Real-Life check with 10,000 openSAP Learners
To put NMT to the ultimate test with external users, SAP Globalization Services teamed up with openSAP and used NMT to translate English transcripts from the openSAP course, Enterprise Machine Learning in a Nutshell, in December 2017. openSAP is SAP’s Massive Open Online Course (MOOC) platform with a global audience. For this pilot course, we provided fully machine translated video subtitles in four languages – German, French, Spanish, and Portuguese. During this course, we then collected user feedback to check if the quality was acceptable and if the subtitles were helpful in the learning process. We received good feedback with over 80% of learners stating that they would like to see more machine-translated subtitles on openSAP, even if the quality is less than 100%. We also saw a large number of learners volunteering to support our future efforts to improve the quality of translations with NMT.
So today, does machine learning solve the learning globalization challenge already?

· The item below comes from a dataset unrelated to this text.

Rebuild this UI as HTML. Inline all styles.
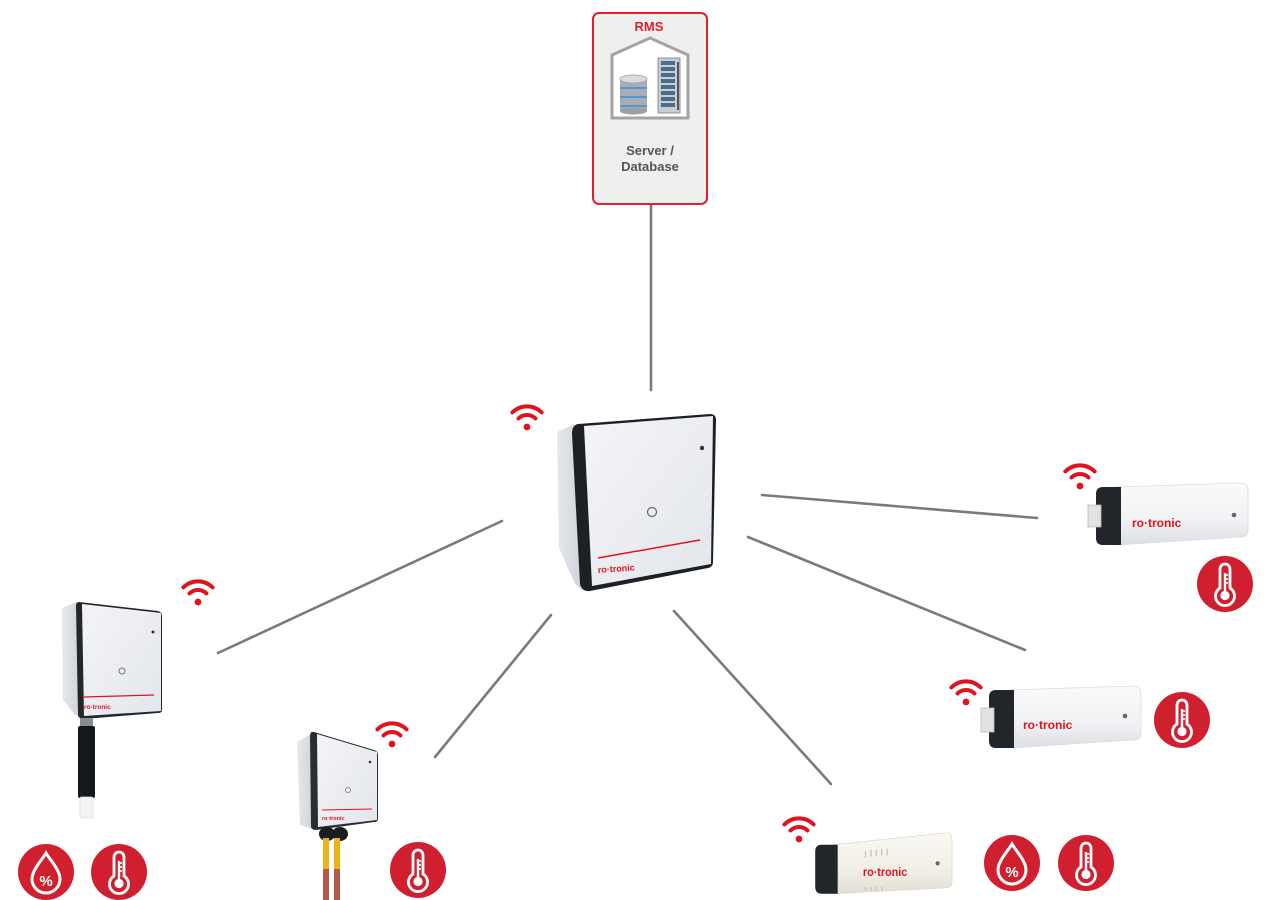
<!DOCTYPE html>
<html><head><meta charset="utf-8"><style>
html,body{margin:0;padding:0;background:#fff;}
svg{display:block;}
text{font-family:"Liberation Sans",sans-serif;}
</style></head><body>
<svg width="1282" height="900" viewBox="0 0 1282 900" xmlns="http://www.w3.org/2000/svg">
<defs>
  <g id="wifi">
    <circle cx="0" cy="0" r="3.4" fill="#e0141e"/>
    <path d="M-8.5,-8.5 A12,12 0 0 1 8.5,-8.5" fill="none" stroke="#e0141e" stroke-width="4" stroke-linecap="round"/>
    <path d="M-14.6,-14.6 A20.6,20.6 0 0 1 14.6,-14.6" fill="none" stroke="#e0141e" stroke-width="4" stroke-linecap="round"/>
  </g>
  <g id="thermo">
    <circle r="28" fill="#d01f2e"/>
    <path d="M-5,4 V-15 A5,5 0 0 1 5,-15 V4 A9.5,9.5 0 1 1 -5,4 Z" fill="none" stroke="#fff" stroke-width="2.8"/>
    <line x1="0" y1="-11" x2="0" y2="10" stroke="#fff" stroke-width="2.4"/>
    <circle cx="0" cy="11.5" r="4.6" fill="#fff"/>
    <line x1="0" y1="-9" x2="3" y2="-9" stroke="#fff" stroke-width="1.6"/>
    <line x1="0" y1="-5" x2="3" y2="-5" stroke="#fff" stroke-width="1.6"/>
    <line x1="0" y1="-1" x2="3" y2="-1" stroke="#fff" stroke-width="1.6"/>
  </g>
  <g id="humid">
    <circle r="28" fill="#d01f2e"/>
    <path d="M0,-19 C-4,-12 -14,-2 -14,7 A14,14 0 0 0 14,7 C14,-2 4,-12 0,-19 Z" fill="none" stroke="#fff" stroke-width="3"/>
    <text x="0" y="14" text-anchor="middle" font-size="15" font-weight="bold" fill="#fff">%</text>
  </g>
  <linearGradient id="face" x1="0" y1="0" x2="1" y2="1">
    <stop offset="0" stop-color="#f3f4f7"/><stop offset="1" stop-color="#e3e6eb"/>
  </linearGradient>
  <linearGradient id="side" x1="0" y1="0" x2="1" y2="0">
    <stop offset="0" stop-color="#e6e8eb"/><stop offset="1" stop-color="#cfd3d8"/>
  </linearGradient>
  <linearGradient id="body" x1="0" y1="0" x2="0" y2="1">
    <stop offset="0" stop-color="#fafafb"/><stop offset="0.6" stop-color="#f1f2f4"/><stop offset="1" stop-color="#dcdfe3"/>
  </linearGradient>
  <linearGradient id="cream" x1="0" y1="0" x2="0" y2="1">
    <stop offset="0" stop-color="#faf8f3"/><stop offset="0.6" stop-color="#f2efe7"/><stop offset="1" stop-color="#e2ded4"/>
  </linearGradient>
</defs>

<!-- connectors -->
<g stroke="#7a7a7a" stroke-width="2.6" stroke-linecap="round">
  <line x1="651" y1="205" x2="651" y2="390"/>
  <line x1="502" y1="521" x2="218" y2="653"/>
  <line x1="551" y1="615" x2="435" y2="757"/>
  <line x1="674" y1="611" x2="831" y2="784"/>
  <line x1="748" y1="537" x2="1025" y2="650"/>
  <line x1="762" y1="495" x2="1037" y2="518"/>
</g>

<!-- RMS box -->
<rect x="593" y="13" width="114" height="191" rx="6" fill="#efefef" stroke="#e2202b" stroke-width="2"/>
<text x="649" y="31" text-anchor="middle" font-size="13" font-weight="bold" fill="#e2202b">RMS</text>
<path d="M612,55 L650,38 L688,55 L688,118 L612,118 Z" fill="#fff" stroke="#a3a3a3" stroke-width="3" stroke-linejoin="miter"/>
<g>
  <rect x="620" y="79" width="27" height="32" fill="#a8adb3"/>
  <ellipse cx="633.5" cy="111" rx="13.5" ry="3.5" fill="#9aa0a6"/>
  <line x1="620" y1="88" x2="647" y2="88" stroke="#3a8fd8" stroke-width="1.6"/>
  <line x1="620" y1="97" x2="647" y2="97" stroke="#3a8fd8" stroke-width="1.6"/>
  <line x1="620" y1="106" x2="647" y2="106" stroke="#3a8fd8" stroke-width="1.6"/>
  <ellipse cx="633.5" cy="79" rx="13.5" ry="4" fill="#d9dcdf" stroke="#9aa0a6" stroke-width="0.8"/>
</g>
<g>
  <rect x="658" y="58" width="22" height="55" fill="#c9ccd0" stroke="#8c9197" stroke-width="1"/>
  <rect x="661" y="61" width="14" height="4" fill="#4a6d8c"/>
  <rect x="661" y="67" width="14" height="4" fill="#4a6d8c"/>
  <rect x="661" y="73" width="14" height="4" fill="#4a6d8c"/>
  <rect x="661" y="79" width="14" height="4" fill="#4a6d8c"/>
  <rect x="661" y="85" width="14" height="4" fill="#4a6d8c"/>
  <rect x="661" y="91" width="14" height="4" fill="#4a6d8c"/>
  <rect x="661" y="97" width="14" height="4" fill="#4a6d8c"/>
  <rect x="661" y="103" width="14" height="4" fill="#4a6d8c"/>
  <rect x="677" y="62" width="2" height="48" fill="#555"/>
</g>
<text x="650" y="155" text-anchor="middle" font-size="13" font-weight="bold" fill="#555">Server /</text>
<text x="650" y="171" text-anchor="middle" font-size="13" font-weight="bold" fill="#555">Database</text>

<!-- central gateway -->
<use href="#wifi" x="527" y="427"/>
<polygon points="557,432 574,424 582,590 575,584 559,548" fill="url(#side)"/>
<path d="M578,424 L710,414 Q716,414 716,420 L713,562 Q713,567 708,568 L590,591 Q582,592 580,584 L572,434 Q572,425 578,424 Z" fill="#1d2126"/>
<path d="M584,426 L713,416 L711,564 L592,586 Z" fill="url(#face)"/>
<circle cx="702" cy="448" r="2.2" fill="#333"/>
<circle cx="652" cy="512" r="4.5" fill="none" stroke="#6a6f75" stroke-width="1.3"/>
<line x1="598" y1="558" x2="700" y2="540" stroke="#e0141e" stroke-width="1.5"/>
<text x="598" y="573" font-size="9" font-weight="bold" fill="#e0141e" transform="rotate(-4 598 573)">ro·tronic</text>

<!-- left device with probe -->
<use href="#wifi" x="198" y="602"/>
<polygon points="62,608 77,602 80,717 74,714 63,700" fill="url(#side)"/>
<path d="M79,602 L158,611 Q162,612 162,616 L162,710 Q162,713 158,713 L84,719 Q78,719 78,714 L76,606 Q76,602 79,602 Z" fill="#23272c"/>
<path d="M82,604 L161,613 L161,711 L84,716 Z" fill="url(#face)"/>
<circle cx="153" cy="632" r="1.5" fill="#333"/>
<circle cx="122" cy="671" r="3" fill="none" stroke="#777" stroke-width="1"/>
<line x1="84" y1="697" x2="154" y2="695" stroke="#e0141e" stroke-width="1.2"/>
<text x="84" y="709" font-size="6.5" font-weight="bold" fill="#e0141e">ro·tronic</text>
<rect x="80" y="718" width="13" height="9" fill="#8a8d90"/>
<rect x="78" y="726" width="17" height="72" rx="2" fill="#15181b"/>
<rect x="80" y="797" width="13" height="21" rx="1.5" fill="#f3f3f3" stroke="#ddd" stroke-width="0.8"/>
<use href="#humid" x="46" y="872"/>
<use href="#thermo" x="119" y="872"/>

<!-- lower-left device with cables -->
<use href="#wifi" x="392" y="744"/>
<polygon points="297,742 313,733 313,829 300,825" fill="url(#side)"/>
<path d="M314,732 L374,750 Q378,751 378,755 L378,819 Q378,822 374,822 L316,830 Q311,830 311,826 L310,736 Q310,731 314,732 Z" fill="#2a2e33"/>
<path d="M317,734 L377,752 L377,820 L318,827 Z" fill="url(#face)"/>
<circle cx="370" cy="762" r="1.3" fill="#333"/>
<circle cx="348" cy="790" r="2.6" fill="none" stroke="#888" stroke-width="0.9"/>
<line x1="322" y1="810" x2="372" y2="809" stroke="#e0141e" stroke-width="1"/>
<text x="322" y="820" font-size="5.5" font-weight="bold" fill="#e0141e">ro·tronic</text>
<ellipse cx="327" cy="834" rx="8" ry="7" fill="#1a1c1e"/>
<ellipse cx="340" cy="834" rx="8" ry="7" fill="#1a1c1e"/>
<rect x="323" y="838" width="6" height="31" fill="#e8b418"/>
<rect x="334" y="838" width="6" height="31" fill="#e8b418"/>
<rect x="323" y="869" width="6" height="31" fill="#b4584c"/>
<rect x="334" y="869" width="6" height="31" fill="#b4584c"/>
<use href="#thermo" x="418" y="870"/>

<!-- right upper logger -->
<use href="#wifi" x="1080" y="486"/>
<g transform="translate(1088,483)">
  <path d="M28,4 L152,0 Q160,0 160,8 L160,48 Q160,54 152,54 L28,62 Z" fill="url(#body)" stroke="#d8dbdf" stroke-width="0.8"/>
  <path d="M15,4 L33,4 L33,62 L15,62 Q8,62 8,55 L8,11 Q8,4 15,4 Z" fill="#22262b"/>
  <rect x="0" y="22" width="13" height="22" fill="#e2e2e2" stroke="#bbb" stroke-width="0.8"/>
  <text x="44" y="44" font-size="12" font-weight="bold" fill="#e0141e">ro·tronic</text>
  <circle cx="146" cy="32" r="2.3" fill="#666"/>
</g>
<use href="#thermo" x="1225" y="584"/>

<!-- right middle logger -->
<use href="#wifi" x="966" y="702"/>
<g transform="translate(981,686)">
  <path d="M28,4 L152,0 Q160,0 160,8 L160,48 Q160,54 152,54 L28,62 Z" fill="url(#body)" stroke="#d8dbdf" stroke-width="0.8"/>
  <path d="M15,4 L33,4 L33,62 L15,62 Q8,62 8,55 L8,11 Q8,4 15,4 Z" fill="#22262b"/>
  <rect x="0" y="22" width="13" height="24" fill="#e2e2e2" stroke="#bbb" stroke-width="0.8"/>
  <text x="42" y="43" font-size="12" font-weight="bold" fill="#e0141e">ro·tronic</text>
  <circle cx="144" cy="30" r="2.3" fill="#666"/>
</g>
<use href="#thermo" x="1182" y="720"/>

<!-- lower logger (cream) -->
<use href="#wifi" x="799" y="839"/>
<g transform="translate(808,831) scale(0.9,0.98)">
  <path d="M28,14 L152,2 Q160,1 160,9 L160,52 Q160,58 152,58 L28,64 Z" fill="url(#cream)" stroke="#dcd8cf" stroke-width="0.8"/>
  <path d="M15,14 L33,14 L33,64 L15,64 Q8,64 8,57 L8,21 Q8,14 15,14 Z" fill="#22262b"/>
  <g stroke="#c9c5bb" stroke-width="1.6">
    <line x1="64" y1="20" x2="64" y2="27"/><line x1="70" y1="19" x2="70" y2="26"/><line x1="76" y1="19" x2="76" y2="26"/><line x1="82" y1="18" x2="82" y2="25"/><line x1="88" y1="18" x2="88" y2="25"/>
    <line x1="64" y1="57" x2="64" y2="61"/><line x1="70" y1="57" x2="70" y2="61"/><line x1="76" y1="57" x2="76" y2="61"/><line x1="82" y1="57" x2="82" y2="61"/>
  </g>
  <text x="61" y="46" font-size="12" font-weight="bold" fill="#e0141e">ro·tronic</text>
  <circle cx="144" cy="33" r="2.3" fill="#666"/>
</g>
<use href="#humid" x="1012" y="863"/>
<use href="#thermo" x="1086" y="863"/>
</svg>
</body></html>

Well, regarding the dream of getting instant perfect translations of all learning content out of the box, we’re certainly not quite there yet. However, it already provides interesting use cases where ‘good enough’ rather than perfection is aspired. In addition, if combined with some human post-editing, it can provide significant efficiency gains. At SAP, we’re certainly looking with high focus into how we can leverage the best out of this today. And if you consider that today, in such a hybrid scenario, more than 70% of machine translated sentences don’t need to be touched anymore, we’re very confident that the ‘translation dream’ coming true completely is not too many years out from today.